Adventurous that he was, Tristan one afternoon, found his way to finally decide on something for himself. He opted to be an entrepreneur on the side. Being lured by the great demand of “taho” (bean curd) during one afternoon, (when he, himself, became “addicted” to it every after school hours or during snack breaks), he convinced an equally adventurous “taho” vendor that he befriended as the operating cook. In a short period, the business saw a number of ‘taho’ stands strategically stalled in his hometown Baliuag Town Market and in some locations where people converged and milled around. Suffice it to say that his clever move paid off and his workers grew in number. Although it caused more responsibilities to attend to, Tristan‘s ROI (return on investment) was more than enough to make him feel compensated for all his efforts. The success of his business demanded most of his time that put a slump on his studies and naturally, his grades suffered. Caught amidst the crossroad of his studies and business, he decided to drop medicine and shifted course instead – Physical Therapy.
The expected constant sermon he received from his parents, (particularly from his father) made Tristan finally shut down his thriving business and concentrate on the second chance given to him. Bitter though it may be, there was nothing he could do but bury his head into his books and reward his dad with a PT diploma, which he did after a couple of hard-hitting years. This gave him the opportunity to follow his mom who was Texas-based then and tried to discover what fate awaits him in the mid-west.
The first year in this “land of milk and honey” was not that impressive or fruitful for Tristan. While waiting for his “call” from the military, (he applied as medical personnel) Tristan worked as busboy, waited tables until being promoted as a sous chef in a Japanese restaurant in downtown Texas City. It was during these boring, idle and nothing-much-to-do days when he suddenly turned his attention to music. His rekindled “romance” with music grew more intense and serious. Everyday a new song was learned and mastered until such time when his life was almost literally “breathing” music.
Then, they re-located in Jersey City. The change of location gave Tristan more chances to be exposed and finally proved his capacity as a singer. His constant exposures in various church affairs, parties, contests and other social events gave him the much-needed self-confidence to prove his worth.
Style is the man, they say and, definitely, Tristan’s got his own: suave, plaintive, enticingly soulful, and peculiarly very Tristan.
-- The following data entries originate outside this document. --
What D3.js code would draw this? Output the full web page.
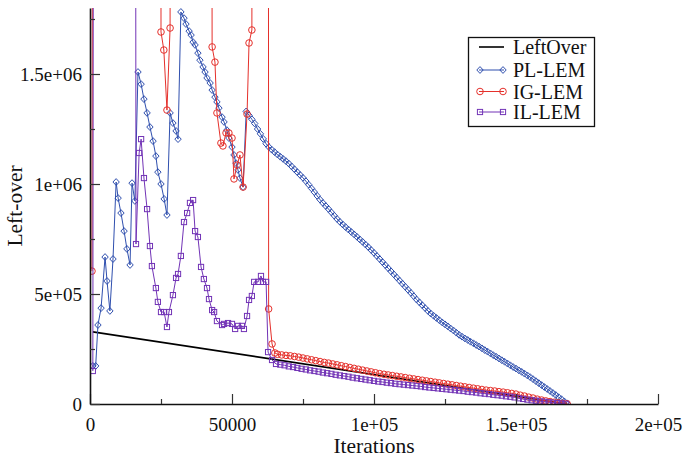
<!DOCTYPE html>
<html>
<head>
<meta charset="utf-8">
<script src="https://cdn.jsdelivr.net/npm/d3@7"></script>
<style>
  body { margin: 0; background: #fff; }
  text { font-family: "Liberation Serif", "DejaVu Serif", serif; fill: #111; }
</style>
</head>
<body>
<script>
// all values in thousands (iterations, left-over)
const xTicks = [0, 50, 100, 150, 200]
const xTickLabels = ["0", "50000", "1e+05", "1.5e+05", "2e+05"]
const xMinor = [25, 75, 125, 175]
const yTicks = [0, 500, 1000, 1500]
const yTickLabels = ["0", "5e+05", "1e+06", "1.5e+06"]
const yMinor = [250, 750, 1250, 1750]

const seriesNames = ["LeftOver", "PL-LEM", "IG-LEM", "IL-LEM"]

const leftOver = [[1, 328], [168, 0]]

const plHead = [[1, 173], [2, 173], [2.8, 359], [3.9, 436], [5.3, 668], [6, 559], [7, 423], [8.1, 659],
  [9.2, 1009], [9.9, 936], [10.9, 868], [12, 786], [13, 705], [14.1, 632], [14.8, 1004], [15.8, 923],
  [16.9, 1509], [18, 1454], [19, 1386], [20.1, 1323], [21.1, 1259], [22.2, 1195], [23.2, 1127],
  [23.9, 1054], [25, 1000], [26.1, 932], [27.1, 859], [28.2, 1323], [29.2, 1277], [30.3, 1241],
  [31, 1204], [32, 1782], [33.1, 1754], [33.8, 1727], [34.9, 1695], [35.6, 1677], [36.3, 1645],
  [37, 1632], [38, 1595], [38.7, 1563], [39.8, 1532], [40.5, 1509], [41.2, 1482], [42.3, 1459],
  [43, 1427], [44, 1395], [44.7, 1373], [45.4, 1345], [46.5, 1304], [47.2, 1282], [48.2, 1245],
  [48.9, 1209], [50, 1168], [50.7, 1132], [51.4, 1095], [52.1, 1064], [52.8, 1027], [53.9, 986]]
// sampled every 1000 iterations from 55000
const plTailStart = 55, plTailStep = 1
const plTail = [1330, 1312, 1294, 1275, 1250, 1228, 1205, 1183, 1168, 1156,
  1145, 1134, 1124, 1114, 1104, 1093, 1080, 1067, 1054, 1041,
  1028, 1013, 997, 980, 963, 946, 929, 914, 900, 886,
  871, 856, 841, 828, 816, 804, 793, 782, 771, 760,
  748, 737, 725, 713, 700, 687, 673, 659, 645, 631,
  617, 603, 589, 575, 561, 547, 533, 519, 505, 490,
  475, 462, 449, 436, 423, 411, 401, 391, 381, 371,
  362, 353, 343, 334, 324, 314, 306, 298, 291, 283,
  276, 268, 261, 253, 245, 238, 230, 222, 215, 207,
  199, 192, 184, 176, 168, 161, 153, 146, 138, 130,
  122, 113, 104, 95, 86, 77, 68, 59, 50, 41,
  31, 22, 12, 3]

const igHead = [[0.7, 604], [1.2, 6000], [24.8, 6000], [25, 1691], [26, 1609], [27.1, 1336], [28.2, 1709],
  [28.5, 6000], [42.6, 6000], [43, 1623], [44, 1554], [44.7, 1323], [46.1, 1186], [46.8, 1173],
  [47.9, 1232], [48.9, 1232], [50, 1209], [50.7, 1023], [51.8, 1086], [52.8, 1132], [53.9, 986],
  [55.3, 1318], [56, 1641], [57, 1700], [57.3, 6000], [62.7, 6000], [62.9, 432], [64.1, 273], [65.1, 232]]
const igTailStart = 66, igTailStep = 1.5
const igTail = [226, 223, 221, 219, 216, 213, 209, 205, 201, 197,
  193, 189, 186, 182, 178, 174, 170, 166, 162, 158,
  154, 150, 146, 142, 138, 135, 132, 129, 126, 123,
  120, 117, 114, 111, 108, 105, 102, 99, 96, 93,
  90, 87, 84, 81, 78, 75, 72, 69, 66, 63,
  61, 59, 56, 54, 51, 48, 45, 40, 36, 31,
  27, 22, 18, 14, 11, 8, 5, 3, 1]

const ilHead = [[1, 150], [1.5, 6000], [15.8, 6000], [16.2, 727], [17.3, 1141], [18, 1204], [19, 1027],
  [20.1, 886], [21.1, 718], [21.8, 627], [23.2, 527], [23.9, 464], [25, 418], [26.1, 418], [27.1, 350],
  [27.8, 418], [29.2, 495], [30.3, 573], [31, 591], [32, 673], [33.1, 827], [34.2, 868], [35.2, 914],
  [36.3, 927], [37, 786], [38, 759], [39.1, 623], [40.1, 568], [41.2, 527], [41.9, 477], [43, 427],
  [43.7, 418], [44.7, 377], [46.5, 359], [47.2, 364], [48.6, 368], [50, 364], [51.1, 341], [52.1, 355],
  [53.5, 355], [54.2, 341], [55.3, 400], [56, 473], [57, 491], [57.8, 555], [59.2, 555], [60.2, 582],
  [60.9, 555], [62, 555], [62.7, 236], [64.1, 200]]
const ilTailStart = 65.5, ilTailStep = 1.5
const ilTail = [182, 179, 176, 171, 168, 164, 160, 157, 153, 150,
  147, 143, 140, 137, 133, 130, 127, 124, 120, 117,
  114, 111, 108, 105, 102, 100, 97, 95, 92, 90,
  88, 86, 84, 82, 80, 77, 75, 73, 71, 69,
  67, 65, 63, 61, 59, 56, 54, 52, 49, 47,
  45, 42, 40, 38, 35, 33, 30, 26, 23, 20,
  17, 15, 12, 10, 8, 6, 4, 2, 1]

const withTail = (head, start, step, tail) =>
  head.concat(tail.map((v, i) => [start + i * step, v]))

const plData = withTail(plHead, plTailStart, plTailStep, plTail)
const igData = withTail(igHead, igTailStart, igTailStep, igTail)
const ilData = withTail(ilHead, ilTailStart, ilTailStep, ilTail)

const W = 684, H = 462
const plotLeft = 90, plotRight = 658, plotTop = 8, plotBottom = 404

const x = d3.scaleLinear().domain([0, 200]).range([plotLeft, plotRight])
const y = d3.scaleLinear().domain([0, 1800]).range([plotBottom, plotTop])

const svg = d3.select("body").append("svg").attr("width", W).attr("height", H)

svg.append("clipPath").attr("id", "plotClip")
  .append("rect").attr("x", plotLeft).attr("y", plotTop)
  .attr("width", plotRight - plotLeft).attr("height", plotBottom - plotTop)

const plot = svg.append("g").attr("clip-path", "url(#plotClip)")

const line = d3.line().x(d => x(d[0])).y(d => y(d[1]))

const series = [
  { name: seriesNames[0], data: leftOver, color: "#000000", marker: null, width: 1.6 },
  { name: seriesNames[1], data: plData, color: "#2f4fae", marker: "diamond", width: 1 },
  { name: seriesNames[2], data: igData, color: "#e5302b", marker: "circle", width: 1 },
  { name: seriesNames[3], data: ilData, color: "#7233b6", marker: "square", width: 1 }
]

function drawMarker(g, kind, color) {
  if (kind === "diamond") {
    g.append("path").attr("d", "M0,-3.4L3.2,0L0,3.4L-3.2,0Z")
      .attr("fill", "none").attr("stroke", color).attr("stroke-width", 1)
  } else if (kind === "circle") {
    g.append("circle").attr("r", 3.3)
      .attr("fill", "none").attr("stroke", color).attr("stroke-width", 1)
  } else if (kind === "square") {
    g.append("rect").attr("x", -2.6).attr("y", -2.6).attr("width", 5.2).attr("height", 5.2)
      .attr("fill", "none").attr("stroke", color).attr("stroke-width", 1)
  }
}

series.forEach(s => {
  plot.append("path")
    .datum(s.data)
    .attr("d", line)
    .attr("fill", "none")
    .attr("stroke", s.color)
    .attr("stroke-width", s.width)

  if (s.marker) {
    plot.append("g")
      .selectAll("g")
      .data(s.data.filter(d => d[1] <= 1850))
      .enter()
      .append("g")
      .attr("transform", d => `translate(${x(d[0])},${y(d[1])})`)
      .each(function() { drawMarker(d3.select(this), s.marker, s.color) })
  }
})

// axes, ticks point inward
const xAxis = d3.axisBottom(x)
  .tickValues(xTicks)
  .tickFormat((d, i) => xTickLabels[i])
  .tickSizeInner(-10)
  .tickSizeOuter(0)
  .tickPadding(14)

const yAxis = d3.axisLeft(y)
  .tickValues(yTicks)
  .tickFormat((d, i) => yTickLabels[i])
  .tickSizeInner(-10)
  .tickSizeOuter(0)
  .tickPadding(8)

const gx = svg.append("g").attr("transform", `translate(0,${plotBottom})`).call(xAxis)
const gy = svg.append("g").attr("transform", `translate(${plotLeft},0)`).call(yAxis)

svg.append("g").attr("transform", `translate(0,${plotBottom})`)
  .call(d3.axisBottom(x).tickValues(xMinor).tickFormat("").tickSizeInner(-5).tickSizeOuter(0))
  .select(".domain").remove()
svg.append("g").attr("transform", `translate(${plotLeft},0)`)
  .call(d3.axisLeft(y).tickValues(yMinor).tickFormat("").tickSizeInner(-5).tickSizeOuter(0))
  .select(".domain").remove()

svg.selectAll(".domain").attr("stroke", "#111").attr("stroke-width", 1.6)
svg.selectAll(".tick line").attr("stroke", "#333").attr("stroke-width", 1.2)
gx.selectAll(".tick text").style("font-family", "Liberation Serif").style("font-size", "19px").attr("fill", "#111")
gy.selectAll(".tick text").style("font-family", "Liberation Serif").style("font-size", "19px").attr("fill", "#111")

svg.append("text")
  .attr("x", (plotLeft + plotRight) / 2)
  .attr("y", 453)
  .attr("text-anchor", "middle")
  .style("font-size", "21.5px")
  .text("Iterations")

svg.append("text")
  .attr("transform", `translate(22,${(plotTop + plotBottom) / 2}) rotate(-90)`)
  .attr("text-anchor", "middle")
  .style("font-size", "21.5px")
  .text("Left-over")

// legend
const legend = svg.append("g")
legend.append("rect")
  .attr("x", 468.5).attr("y", 37.5).attr("width", 126).attr("height", 89)
  .attr("fill", "#fff").attr("stroke", "#111").attr("stroke-width", 1.3)

const rowY = [47, 70, 91.5, 112]
series.forEach((s, i) => {
  const row = legend.append("g").attr("transform", `translate(0,${rowY[i]})`)
  row.append("line").attr("x1", 479).attr("x2", 504).attr("y1", 0).attr("y2", 0)
    .attr("stroke", s.color).attr("stroke-width", s.width)
  if (s.marker) {
    [480, 503].forEach(px => {
      drawMarker(row.append("g").attr("transform", `translate(${px},0)`), s.marker, s.color)
    })
  }
  row.append("text")
    .attr("x", 513).attr("y", 7)
    .style("font-size", "20px")
    .text(s.name)
})
</script>
</body>
</html>
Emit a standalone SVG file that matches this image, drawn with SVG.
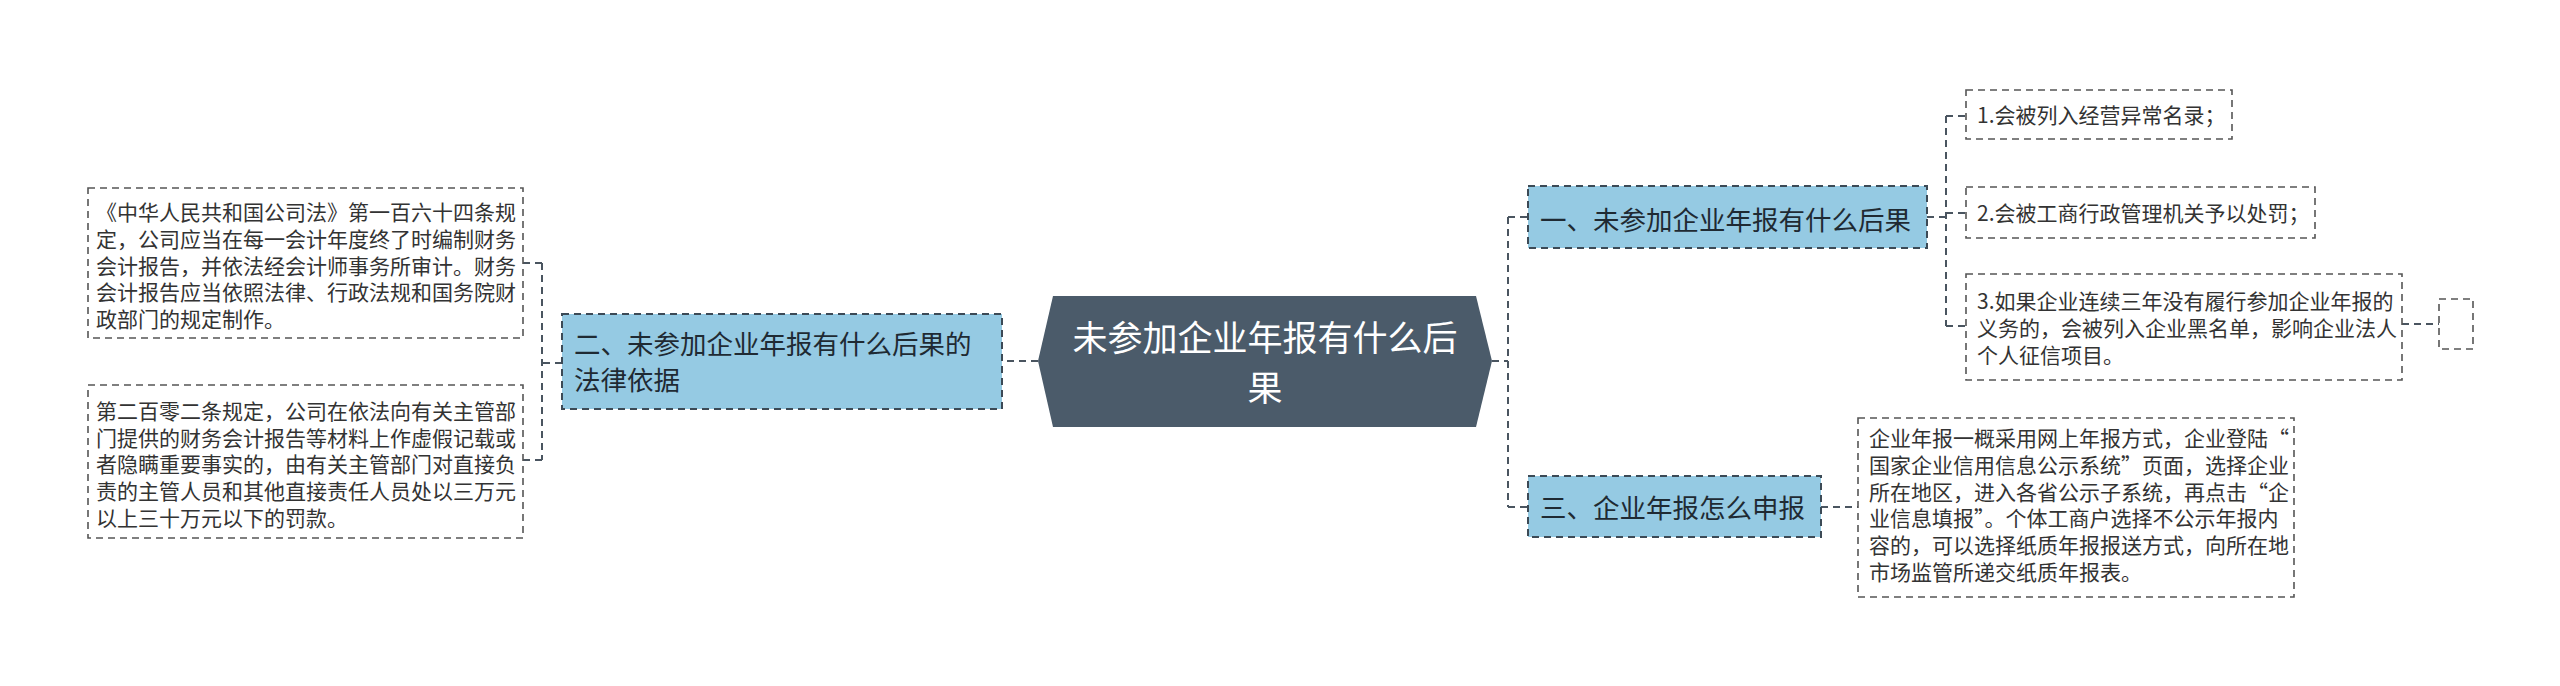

His voice reverberates with angst and pain when he renders timeless ballads and longing is evidently echoed in his every phrase. What is quite impressive with Tristan is his ability to interpret his ardent love for music. Maybe, his long time period of waiting for his big break motivated him to fully master his craft but sadly, the realization of his dream went kaput when he untimely met his end.
Tristan was also a former male pageant titlist who should be turning 39 on February 24, 2013. He was survived by his wife, Malou Manansala Mananghaya and two daughters: Angelina Nina (5) and Anica Jill (2 ½) and two sons from previous relationships: Francis Miguel and Patrick.
Incidentally, Tristan Michael Mananghaya, was the nephew of PACCAL Founder and President Emeritus Linda Mananghaya Mayo and first cousin of Events Organizer and PACCAL 1st Vice-Pres. Joey Mayo.